(Raw records)

►

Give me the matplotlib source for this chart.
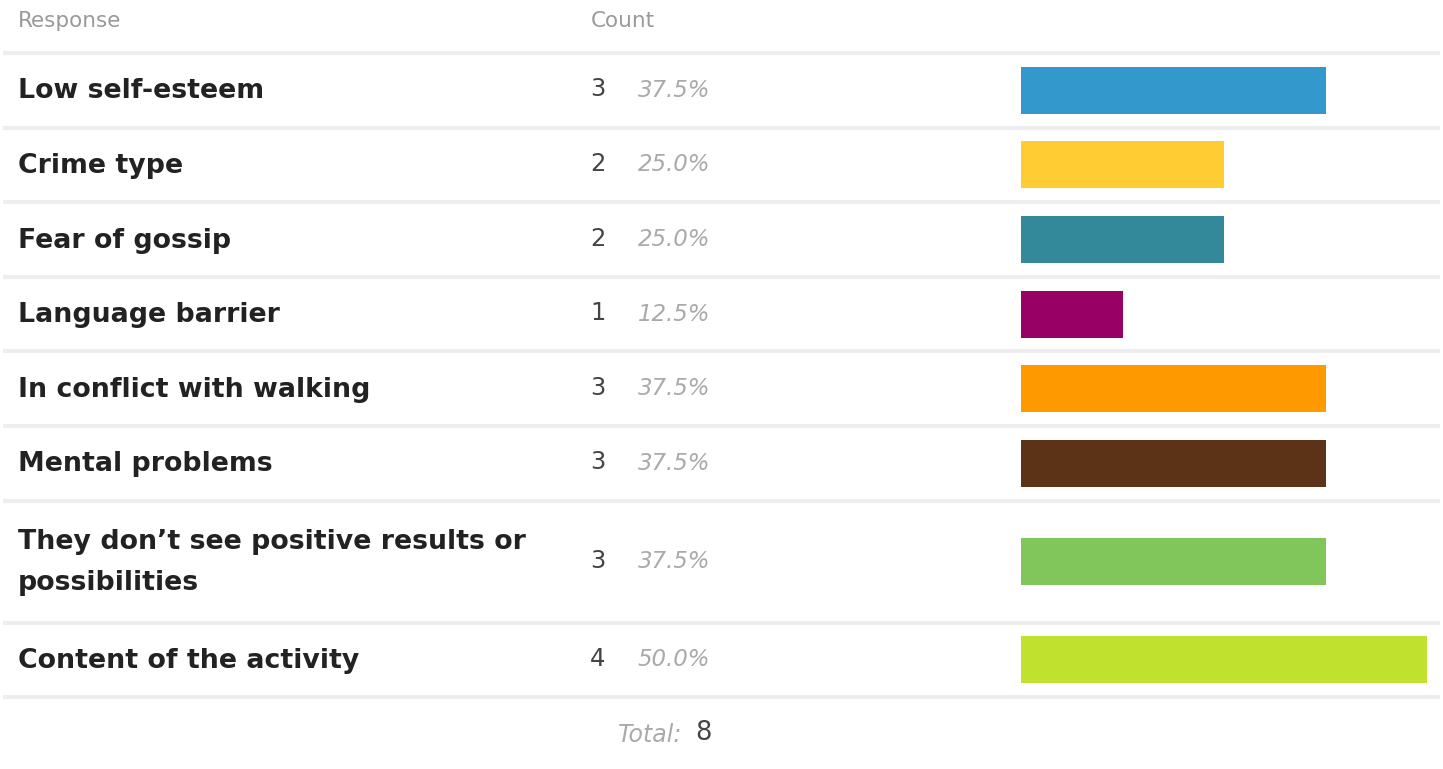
import matplotlib
matplotlib.use("Agg")
import matplotlib.pyplot as plt

# data
responses = [
    "Low self-esteem",
    "Crime type",
    "Fear of gossip",
    "Language barrier",
    "In conflict with walking",
    "Mental problems",
    "They don\u2019t see positive results or\npossibilities",
    "Content of the activity",
]
counts = [3, 2, 2, 1, 3, 3, 3, 4]
total = 8
colors = ["#3399cc", "#ffcc33", "#338899", "#990066",
          "#ff9900", "#5c3317", "#80c65a", "#c0e22e"]

W, H = 1443, 769
fig = plt.figure(figsize=(W / 100, H / 100), dpi=100)
ax = fig.add_axes([0, 0, 1, 1])
ax.set_xlim(0, W)
ax.set_ylim(H, 0)
ax.axis("off")

# row layout in pixels
top = 53
row_h = 74.6
tall_h = 122
heights = [tall_h if "\n" in r else row_h for r in responses]
edges = [top]
for h in heights:
    edges.append(edges[-1] + h)
centers = [(edges[i] + edges[i + 1]) / 2 for i in range(len(responses))]

# header
ax.text(18, 21, "Response", fontsize=15.5, color="#9a9a9a", va="center", ha="left")
ax.text(591, 21, "Count", fontsize=15.5, color="#9a9a9a", va="center", ha="left")

for y in edges:
    ax.plot([3, 1440], [y, y], color="#eeeeee", lw=3, solid_capstyle="butt")

for i, (r, c) in enumerate(zip(responses, counts)):
    yc = centers[i]
    ax.text(18, yc + 1, r, fontsize=19.3, fontweight="bold", color="#222222",
            va="center", ha="left", linespacing=1.75)
    ax.text(598, yc - 1, str(c), fontsize=17.5, color="#444444", va="center", ha="center")
    ax.text(638, yc, "%.1f%%" % (100.0 * c / total), fontsize=16.5, color="#aaaaaa",
            style="italic", va="center", ha="left")

ax.text(682, 735, "Total:", fontsize=17, color="#aaaaaa", style="italic",
        va="center", ha="right")
ax.text(703, 733, str(total), fontsize=18.5, color="#444444", va="center", ha="center")

# bars on their own axes: count 0 at x=1021, 4 at x=1427
bx0, bx1 = 1021, 1427
k = (bx1 - bx0) / max(counts)
bax = fig.add_axes([0, 0, 1, 1])
bax.set_xlim(-bx0 / k, (W - bx0) / k)
bax.set_ylim(H, 0)
bax.axis("off")
bax.barh(centers, counts, height=47, left=0, color=colors)

fig.savefig("out.png", dpi=100)
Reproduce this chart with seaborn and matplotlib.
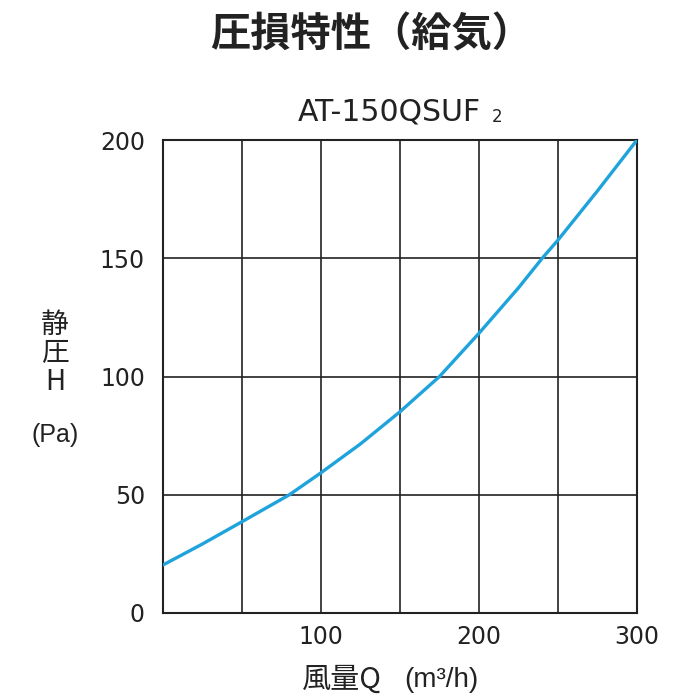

◄

What you are asked to do: Transcribe all the lines above exactly, apart from the pictures.

Response below:
Give me the matplotlib source for this chart.
import matplotlib
matplotlib.use("Agg")
import matplotlib.pyplot as plt

# data
responses = [
    "Low self-esteem",
    "Crime type",
    "Fear of gossip",
    "Language barrier",
    "In conflict with walking",
    "Mental problems",
    "They don\u2019t see positive results or\npossibilities",
    "Content of the activity",
]
counts = [3, 2, 2, 1, 3, 3, 3, 4]
total = 8
colors = ["#3399cc", "#ffcc33", "#338899", "#990066",
          "#ff9900", "#5c3317", "#80c65a", "#c0e22e"]

W, H = 1443, 769
fig = plt.figure(figsize=(W / 100, H / 100), dpi=100)
ax = fig.add_axes([0, 0, 1, 1])
ax.set_xlim(0, W)
ax.set_ylim(H, 0)
ax.axis("off")

# row layout in pixels
top = 53
row_h = 74.6
tall_h = 122
heights = [tall_h if "\n" in r else row_h for r in responses]
edges = [top]
for h in heights:
    edges.append(edges[-1] + h)
centers = [(edges[i] + edges[i + 1]) / 2 for i in range(len(responses))]

# header
ax.text(18, 21, "Response", fontsize=15.5, color="#9a9a9a", va="center", ha="left")
ax.text(591, 21, "Count", fontsize=15.5, color="#9a9a9a", va="center", ha="left")

for y in edges:
    ax.plot([3, 1440], [y, y], color="#eeeeee", lw=3, solid_capstyle="butt")

for i, (r, c) in enumerate(zip(responses, counts)):
    yc = centers[i]
    ax.text(18, yc + 1, r, fontsize=19.3, fontweight="bold", color="#222222",
            va="center", ha="left", linespacing=1.75)
    ax.text(598, yc - 1, str(c), fontsize=17.5, color="#444444", va="center", ha="center")
    ax.text(638, yc, "%.1f%%" % (100.0 * c / total), fontsize=16.5, color="#aaaaaa",
            style="italic", va="center", ha="left")

ax.text(682, 735, "Total:", fontsize=17, color="#aaaaaa", style="italic",
        va="center", ha="right")
ax.text(703, 733, str(total), fontsize=18.5, color="#444444", va="center", ha="center")

# bars on their own axes: count 0 at x=1021, 4 at x=1427
bx0, bx1 = 1021, 1427
k = (bx1 - bx0) / max(counts)
bax = fig.add_axes([0, 0, 1, 1])
bax.set_xlim(-bx0 / k, (W - bx0) / k)
bax.set_ylim(H, 0)
bax.axis("off")
bax.barh(centers, counts, height=47, left=0, color=colors)

fig.savefig("out.png", dpi=100)
Reproduce this chart with seaborn and matplotlib.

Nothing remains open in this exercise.